***** TASK INPUT

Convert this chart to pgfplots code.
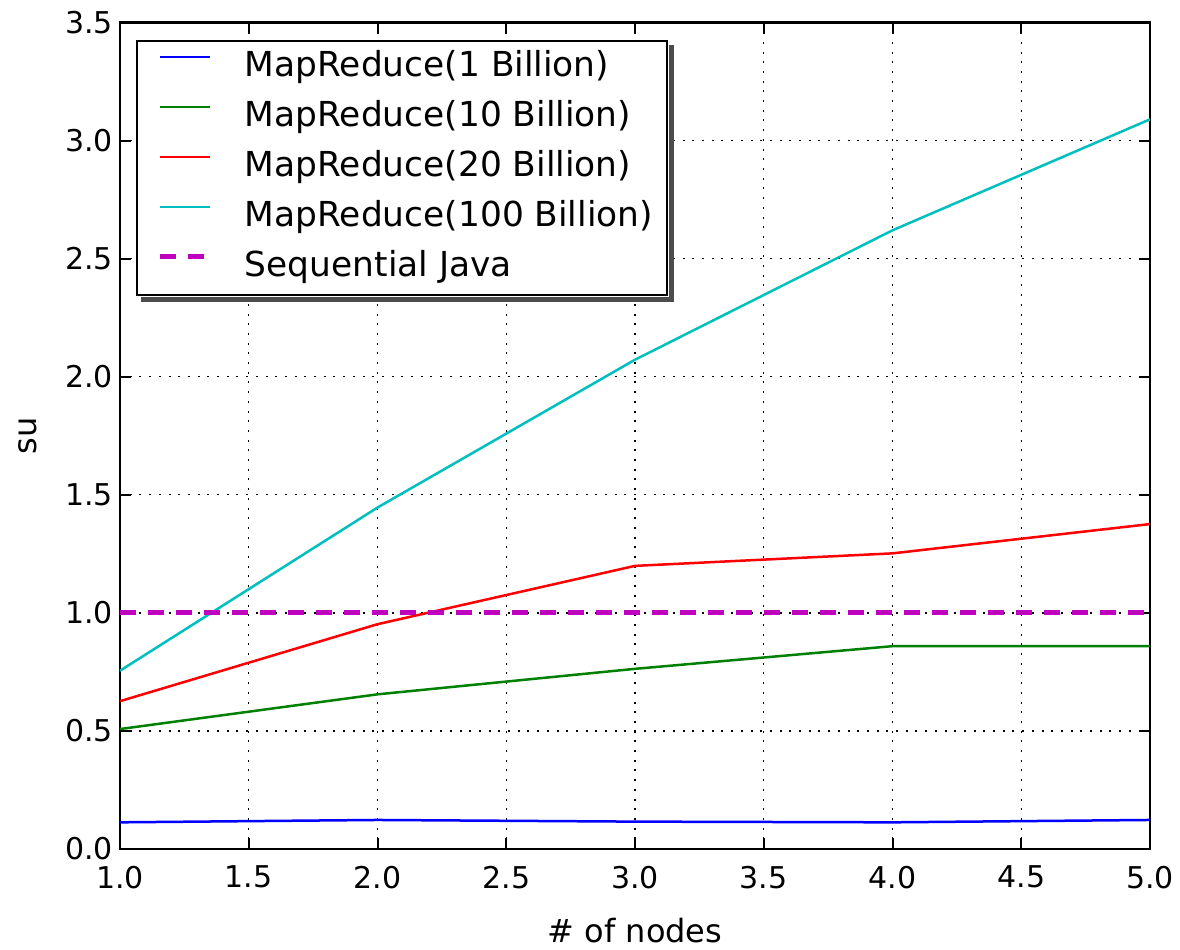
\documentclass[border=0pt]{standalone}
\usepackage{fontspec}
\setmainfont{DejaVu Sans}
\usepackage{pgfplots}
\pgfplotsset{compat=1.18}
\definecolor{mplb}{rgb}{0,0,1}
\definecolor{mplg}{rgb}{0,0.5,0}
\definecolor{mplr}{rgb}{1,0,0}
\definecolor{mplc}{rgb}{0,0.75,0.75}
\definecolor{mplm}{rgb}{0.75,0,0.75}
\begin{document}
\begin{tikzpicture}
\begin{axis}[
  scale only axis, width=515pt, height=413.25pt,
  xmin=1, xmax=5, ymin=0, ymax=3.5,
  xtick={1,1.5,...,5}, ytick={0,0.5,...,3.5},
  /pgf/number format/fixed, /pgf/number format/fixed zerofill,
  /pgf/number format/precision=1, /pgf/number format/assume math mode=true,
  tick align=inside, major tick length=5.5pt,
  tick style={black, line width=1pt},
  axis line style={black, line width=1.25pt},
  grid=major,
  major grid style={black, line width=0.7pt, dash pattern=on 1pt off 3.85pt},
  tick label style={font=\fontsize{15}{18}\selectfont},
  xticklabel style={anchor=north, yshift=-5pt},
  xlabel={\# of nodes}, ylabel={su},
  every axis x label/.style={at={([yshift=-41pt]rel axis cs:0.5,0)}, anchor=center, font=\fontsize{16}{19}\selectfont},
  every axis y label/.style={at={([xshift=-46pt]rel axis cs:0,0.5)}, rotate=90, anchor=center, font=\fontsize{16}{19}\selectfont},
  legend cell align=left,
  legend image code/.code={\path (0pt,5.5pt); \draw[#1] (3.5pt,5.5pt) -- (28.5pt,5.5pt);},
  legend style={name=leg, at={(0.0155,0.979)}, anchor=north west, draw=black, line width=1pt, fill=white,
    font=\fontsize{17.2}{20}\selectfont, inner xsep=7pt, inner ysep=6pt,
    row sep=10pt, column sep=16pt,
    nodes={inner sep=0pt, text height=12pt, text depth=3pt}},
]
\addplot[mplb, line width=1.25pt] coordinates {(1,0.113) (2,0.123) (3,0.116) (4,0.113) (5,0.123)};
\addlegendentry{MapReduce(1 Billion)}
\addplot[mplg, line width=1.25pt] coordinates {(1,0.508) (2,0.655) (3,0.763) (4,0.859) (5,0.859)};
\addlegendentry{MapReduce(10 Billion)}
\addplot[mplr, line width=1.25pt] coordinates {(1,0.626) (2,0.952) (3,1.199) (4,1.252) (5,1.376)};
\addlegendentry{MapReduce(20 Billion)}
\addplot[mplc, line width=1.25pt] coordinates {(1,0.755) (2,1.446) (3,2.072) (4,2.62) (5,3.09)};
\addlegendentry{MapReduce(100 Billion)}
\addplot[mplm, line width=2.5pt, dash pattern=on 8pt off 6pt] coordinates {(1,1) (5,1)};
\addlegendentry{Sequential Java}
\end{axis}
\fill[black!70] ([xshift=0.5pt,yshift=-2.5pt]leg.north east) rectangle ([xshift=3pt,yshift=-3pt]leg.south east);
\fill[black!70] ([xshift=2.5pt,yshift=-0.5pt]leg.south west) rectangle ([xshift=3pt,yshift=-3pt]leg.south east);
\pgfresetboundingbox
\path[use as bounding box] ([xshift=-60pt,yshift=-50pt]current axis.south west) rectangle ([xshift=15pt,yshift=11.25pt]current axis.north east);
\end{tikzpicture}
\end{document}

**********
***** TASK INPUT

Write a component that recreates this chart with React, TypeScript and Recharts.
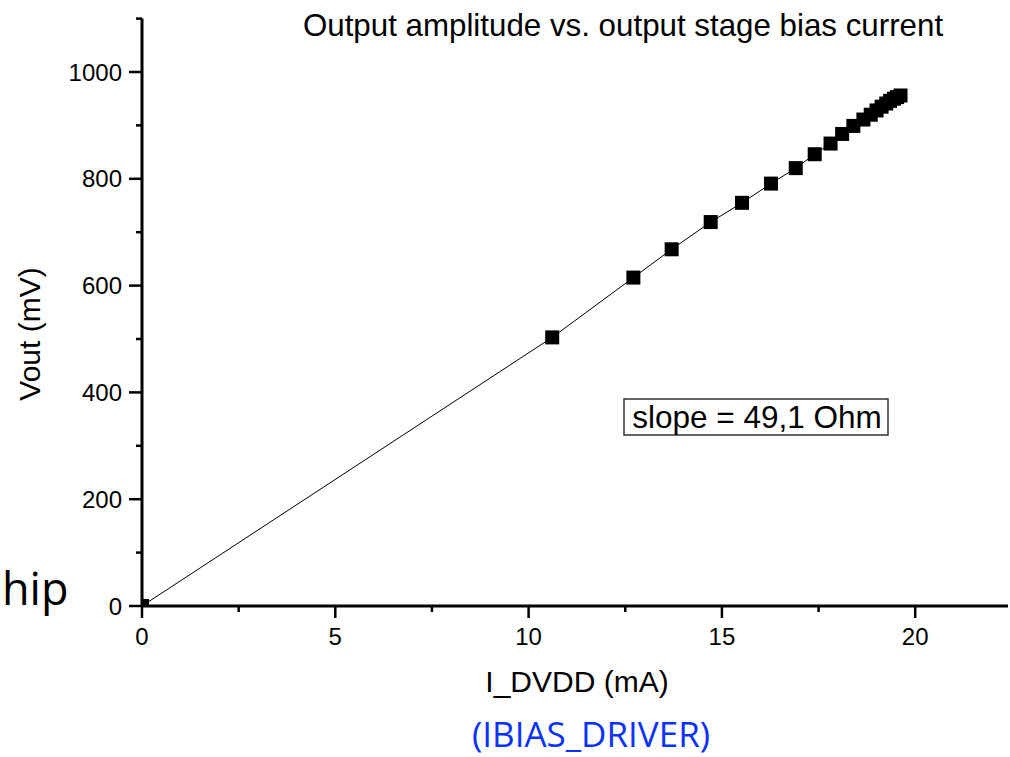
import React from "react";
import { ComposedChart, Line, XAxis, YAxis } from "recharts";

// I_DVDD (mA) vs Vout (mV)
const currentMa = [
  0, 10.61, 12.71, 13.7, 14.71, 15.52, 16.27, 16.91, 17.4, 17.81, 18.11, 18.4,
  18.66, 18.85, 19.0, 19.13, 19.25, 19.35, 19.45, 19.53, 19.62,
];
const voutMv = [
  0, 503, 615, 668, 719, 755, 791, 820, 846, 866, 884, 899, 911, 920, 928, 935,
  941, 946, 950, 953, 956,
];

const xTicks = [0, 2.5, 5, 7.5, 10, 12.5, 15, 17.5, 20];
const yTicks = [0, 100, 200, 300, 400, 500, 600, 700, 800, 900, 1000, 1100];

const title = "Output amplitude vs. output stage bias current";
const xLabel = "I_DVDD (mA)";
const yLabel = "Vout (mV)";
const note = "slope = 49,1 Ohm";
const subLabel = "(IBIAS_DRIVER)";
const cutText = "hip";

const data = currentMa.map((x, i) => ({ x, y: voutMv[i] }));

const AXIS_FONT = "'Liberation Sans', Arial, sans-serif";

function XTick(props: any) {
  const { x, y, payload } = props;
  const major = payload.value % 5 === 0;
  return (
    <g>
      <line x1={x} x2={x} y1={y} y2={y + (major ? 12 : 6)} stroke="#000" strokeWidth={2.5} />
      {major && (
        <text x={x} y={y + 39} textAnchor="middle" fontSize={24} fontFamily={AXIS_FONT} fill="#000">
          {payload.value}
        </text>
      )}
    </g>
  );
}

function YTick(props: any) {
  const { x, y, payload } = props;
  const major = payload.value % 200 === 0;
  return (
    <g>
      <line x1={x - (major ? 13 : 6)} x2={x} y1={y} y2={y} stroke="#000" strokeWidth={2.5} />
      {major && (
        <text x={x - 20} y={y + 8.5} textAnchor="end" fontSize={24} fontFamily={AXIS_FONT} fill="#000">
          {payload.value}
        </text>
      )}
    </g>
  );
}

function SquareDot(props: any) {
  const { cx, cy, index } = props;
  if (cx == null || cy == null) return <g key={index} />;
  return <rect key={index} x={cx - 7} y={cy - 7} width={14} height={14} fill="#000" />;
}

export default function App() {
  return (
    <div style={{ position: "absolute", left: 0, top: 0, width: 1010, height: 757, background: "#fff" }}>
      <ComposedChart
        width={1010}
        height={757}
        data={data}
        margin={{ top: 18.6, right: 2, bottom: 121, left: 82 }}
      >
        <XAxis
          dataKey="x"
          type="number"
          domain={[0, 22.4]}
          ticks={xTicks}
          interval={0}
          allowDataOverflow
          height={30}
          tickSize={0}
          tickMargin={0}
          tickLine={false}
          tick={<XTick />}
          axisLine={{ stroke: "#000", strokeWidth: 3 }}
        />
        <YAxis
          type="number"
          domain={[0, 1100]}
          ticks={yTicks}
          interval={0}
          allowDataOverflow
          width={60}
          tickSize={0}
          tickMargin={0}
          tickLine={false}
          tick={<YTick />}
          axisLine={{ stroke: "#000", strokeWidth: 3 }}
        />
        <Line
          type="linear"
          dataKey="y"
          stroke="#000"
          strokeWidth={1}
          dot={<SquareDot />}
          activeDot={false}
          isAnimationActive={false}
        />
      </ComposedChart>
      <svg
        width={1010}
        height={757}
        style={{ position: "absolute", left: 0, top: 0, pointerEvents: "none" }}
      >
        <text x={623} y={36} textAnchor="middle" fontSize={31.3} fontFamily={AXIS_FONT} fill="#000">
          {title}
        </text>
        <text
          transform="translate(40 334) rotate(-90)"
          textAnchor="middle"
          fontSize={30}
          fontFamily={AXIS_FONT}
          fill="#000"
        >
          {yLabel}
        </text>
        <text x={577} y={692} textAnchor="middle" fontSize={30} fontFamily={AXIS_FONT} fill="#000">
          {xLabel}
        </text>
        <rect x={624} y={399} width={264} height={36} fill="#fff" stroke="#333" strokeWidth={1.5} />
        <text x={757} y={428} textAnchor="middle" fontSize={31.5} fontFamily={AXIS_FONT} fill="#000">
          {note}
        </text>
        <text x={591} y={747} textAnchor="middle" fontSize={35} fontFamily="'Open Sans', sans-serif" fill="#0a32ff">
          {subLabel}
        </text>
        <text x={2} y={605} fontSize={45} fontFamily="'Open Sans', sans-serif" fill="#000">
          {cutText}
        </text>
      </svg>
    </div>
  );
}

**********

TASK TO COMPLETE: Tally up the lines in the records containing the word "this", then give the count and nothing else.

EXERCISE RESPONSE: 2